His senior season featured a signature game in the Deep South's Oldest Rivalry versus Auburn. Ranked #5, Auburn had hopes of playing for a National Championship after knocking of eventual champion Florida, but Georgia would have none of it due in large part to Battle. His performance tied a Georgia record that day with three interceptions, one of which he returned 30 yards for a touchdown. Battle's pick-six gave the Bulldogs a 17–0 lead, and they would eventually stretch it to 24-0 before Auburn got on the board to make it 24–7. UGA would go on to rout the Tigers 37–15, dashing their title hopes and costing Tommy Tuberville and company a shot at playing for the league crown in Atlanta.

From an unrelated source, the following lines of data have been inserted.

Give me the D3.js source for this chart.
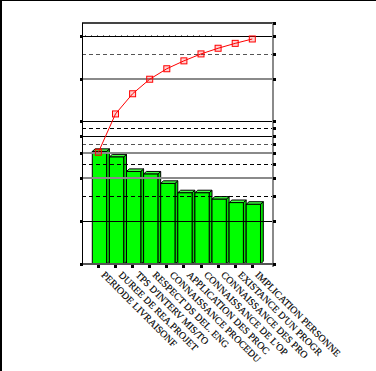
<!DOCTYPE html>
<html>
<head>
<meta charset="utf-8">
<script src="https://cdn.jsdelivr.net/npm/d3@7"></script>
<style>
  html, body { margin: 0; padding: 0; background: #fff; }
  svg { display: block; }
</style>
</head>
<body>
<svg id="chart" width="376" height="371"></svg>
<script>
// ---- data ----
const categories = [
  "PERIODE LIVRAISONF", "DUREE DE REA.PROJET", "TPS D'INTERV MIS/TO",
  "RESPECT DS DEL. ENG", "CONNAISSANCE PROCEDU", "APPLICATION DES PROC",
  "CONNAISSANCE DE L'OP", "CONNAISSANCE DES PRO", "EXISTANCE D'UN PROGR",
  "IMPLICATION PERSONNE"
];
const barValues = [26.4, 25.1, 21.7, 21.1, 18.9, 16.7, 16.7, 15.2, 14.4, 14.0];
// gridline tick values on the primary (bar) axis
const solidBlackTicks = [10.2, 30, 33.5, 53.5];
const solidGrayTicks = [20.2, 26, 43.4];
const dashedBlackTicks = [15.9, 23.4, 31.9];
const dashedGrayTicks = [28.2, 49.3];
const yMax = 56.6;
// secondary (cumulative %) log axis domain
const pctDomain = [1.98, 132.8];

// ---- derived ----
const total = d3.sum(barValues);
let run = 0;
const cumPct = barValues.map(v => (run += v) / total * 100);

// ---- layout ----
const svg = d3.select("#chart");
const plot = { left: 82, right: 272.7, top: 22.7, bottom: 264 };

const x = d3.scaleBand().domain(categories).range([92.3, 263.3]).paddingInner(0).paddingOuter(0);
const y = d3.scaleLinear().domain([0, yMax]).range([plot.bottom, plot.top]);
const y2 = d3.scaleLog().domain(pctDomain).range([plot.bottom, plot.top]);

const bw = x.bandwidth();
const faceW = bw * 0.835;
const depthX = bw - faceW;
const depthY = 2.6;
const markOff = 6.1;
const snap = v => Math.round(v) + 0.5;

// outer frame (top & left)
svg.append("line").attr("x1", 0).attr("x2", 376).attr("y1", 0.5).attr("y2", 0.5)
  .attr("stroke", "#000").attr("stroke-width", 1);
svg.append("line").attr("x1", 1).attr("x2", 1).attr("y1", 0).attr("y2", 371)
  .attr("stroke", "#000").attr("stroke-width", 2);

// ---- bars (3D look) ----
const bars = svg.append("g");
categories.forEach((c, i) => {
  const x0 = x(c), yt = y(barValues[i]), yb = y(0);
  // side face
  bars.append("polygon")
    .attr("points", [[x0 + faceW, yt], [x0 + faceW + depthX, yt - depthY],
                     [x0 + faceW + depthX, yb - depthY], [x0 + faceW, yb]].join(" "))
    .attr("fill", "#00e000").attr("stroke", "#000").attr("stroke-width", 1);
  // top face
  bars.append("polygon")
    .attr("points", [[x0, yt], [x0 + depthX, yt - depthY],
                     [x0 + faceW + depthX, yt - depthY], [x0 + faceW, yt]].join(" "))
    .attr("fill", "#40ff40").attr("stroke", "#000").attr("stroke-width", 1);
  // front face
  bars.append("rect")
    .attr("x", x0).attr("y", yt).attr("width", faceW).attr("height", yb - yt)
    .attr("fill", "#00ff00").attr("stroke", "#000").attr("stroke-width", 1);
});

// ---- gridlines (drawn over the bars) ----
const grid = svg.append("g").attr("shape-rendering", "crispEdges");
function hlines(vals, color, width, dash) {
  grid.selectAll(null).data(vals).enter().append("line")
    .attr("x1", plot.left).attr("x2", plot.right)
    .attr("y1", d => width > 1.5 ? Math.round(y(d)) : snap(y(d)))
    .attr("y2", d => width > 1.5 ? Math.round(y(d)) : snap(y(d)))
    .attr("stroke", color).attr("stroke-width", width)
    .attr("stroke-dasharray", dash || null);
}
hlines(solidGrayTicks, "#8a8a8a", 2);
hlines(dashedGrayTicks, "#555", 1.2, "4,3");
hlines(dashedBlackTicks, "#000", 1, "4,3");
hlines(solidBlackTicks, "#000", 1);
// faint minor dots above the top black gridline
grid.append("line")
  .attr("x1", plot.left + 3).attr("x2", plot.right - 60)
  .attr("y1", snap(y(d3.max(solidBlackTicks))) - 1).attr("y2", snap(y(d3.max(solidBlackTicks))) - 1)
  .attr("stroke", "#777").attr("stroke-width", 1).attr("stroke-dasharray", "1,5");

// plot top border
grid.append("line").attr("x1", plot.left).attr("x2", plot.right + 1)
  .attr("y1", Math.round(y(yMax))).attr("y2", Math.round(y(yMax)))
  .attr("stroke", "#444").attr("stroke-width", 1.5);
// left axis
grid.append("line").attr("x1", snap(plot.left)).attr("x2", snap(plot.left))
  .attr("y1", y(yMax)).attr("y2", y(0) + 1)
  .attr("stroke", "#000").attr("stroke-width", 1);
// right axis
grid.append("line").attr("x1", Math.round(plot.right)).attr("x2", Math.round(plot.right))
  .attr("y1", y(yMax)).attr("y2", y(0) + 3)
  .attr("stroke", "#8a8a8a").attr("stroke-width", 2);
// bottom axis
grid.append("line").attr("x1", plot.left).attr("x2", plot.right)
  .attr("y1", Math.round(y(0))).attr("y2", Math.round(y(0)))
  .attr("stroke", "#555").attr("stroke-width", 1.5);

// tick marks
const leftTicks = [0].concat(solidBlackTicks, solidGrayTicks);
const rightTicks = leftTicks.concat(dashedBlackTicks, dashedGrayTicks, [yMax]);
grid.selectAll(null).data(leftTicks).enter().append("rect")
  .attr("x", plot.left - 2.5).attr("y", d => Math.round(y(d)) - 1.5)
  .attr("width", 3).attr("height", 3).attr("fill", "#000");
grid.selectAll(null).data(rightTicks).enter().append("rect")
  .attr("x", plot.right + 0.5).attr("y", d => Math.round(y(d)) - 1.5)
  .attr("width", 3).attr("height", 3).attr("fill", "#000");
grid.selectAll(null).data(categories).enter().append("rect")
  .attr("x", d => x(d) + markOff - 1.5).attr("y", y(0) + 1)
  .attr("width", 3).attr("height", 3).attr("fill", "#000");

// ---- cumulative line ----
const line = d3.line()
  .x((d, i) => x(categories[i]) + markOff)
  .y(d => y2(d));
svg.append("path").datum(cumPct)
  .attr("d", line).attr("fill", "none").attr("stroke", "#ff0000").attr("stroke-width", 1);
svg.selectAll(null).data(cumPct).enter().append("rect")
  .attr("x", (d, i) => x(categories[i]) + markOff - 3)
  .attr("y", d => y2(d) - 3)
  .attr("width", 6).attr("height", 6)
  .attr("fill", "rgba(255,0,0,0.18)").attr("stroke", "#ff0000").attr("stroke-width", 1);

// ---- category labels ----
svg.append("g").selectAll("text").data(categories).enter().append("text")
  .attr("transform", d => `translate(${x(d) + markOff + 2.4},${y(0) + 11.5}) rotate(45)`)
  .attr("text-anchor", "start")
  .attr("font-family", "'Liberation Serif', 'Times New Roman', serif")
  .attr("font-size", "9.8px")
  .attr("fill", "#000")
  .attr("stroke", "#000").attr("stroke-width", 0.15)
  .text(d => d);
</script>
</body>
</html>
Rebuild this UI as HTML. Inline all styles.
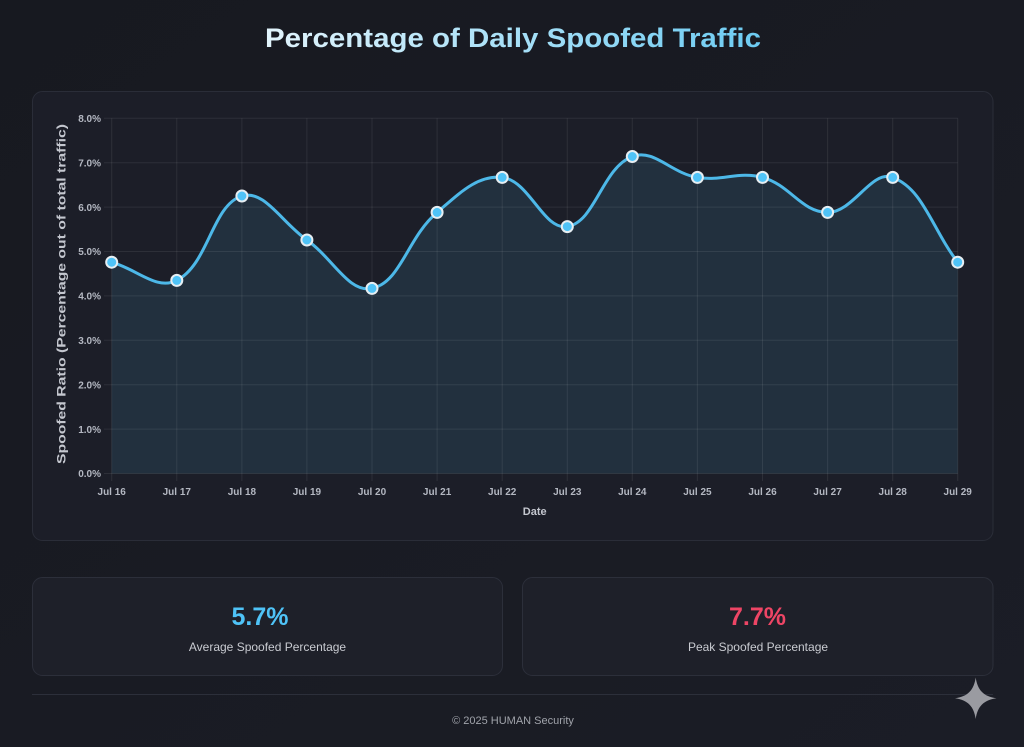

Battle would also turn in four total tackles and a pass breakup in the win. His stellar play garnered a Pontiac Game Changing Performance nomination. Also in 2006 he had 154 return yards to place him fourth on the Georgia all-time season return list.

==Professional career==
===San Diego Chargers===
Battle was signed as an undrafted free agent by the San Diego Chargers after the 2007 NFL draft on August 30, when he dropped because he was considered an undersized player. He was waived on September 1 and signed to the practice squad the next day. He appeared in one game and had one tackle. On August 30, 2008, he was cut and signed to the practice squad the next day.

===Dallas Cowboys===
On November 26, 2008, he was signed by the Dallas Cowboys from the San Diego Chargers practice squad to play on special teams, after Pat Watkins was lost for the year with a neck injury. He appeared in 5 games, making 6 defensive tackles and 5 special teams tackles. In 2009, he was tried at cornerback and was released on May 26.

===Detroit Lions===
On May 27, 2009, Battle was claimed off waivers by the Detroit Lions. He was released on July 28.

===Cleveland Browns===
On August 24, 2009, he was signed by the Cleveland Browns. He was released on September 5.

===New York Sentinels (UFL)===
In 2009, he played with the New York Sentinels of the United Football League.

===Hartford Colonials (UFL)===
In 2010, he played with the Hartford Colonials of the United Football League.

===Virginia Destroyers (UFL)===
In 2011, he played with the Virginia Destroyers of the United Football League.

==Personal life==
Battle is a cousin of former defensive end Peppi Zellner who also played for the Dallas Cowboys.

After football, Battle returned to the University of Georgia to complete his degree. While there, a classmate encouraged him to join the United States Air Force Reserve. He enlisted on December 9, 2024.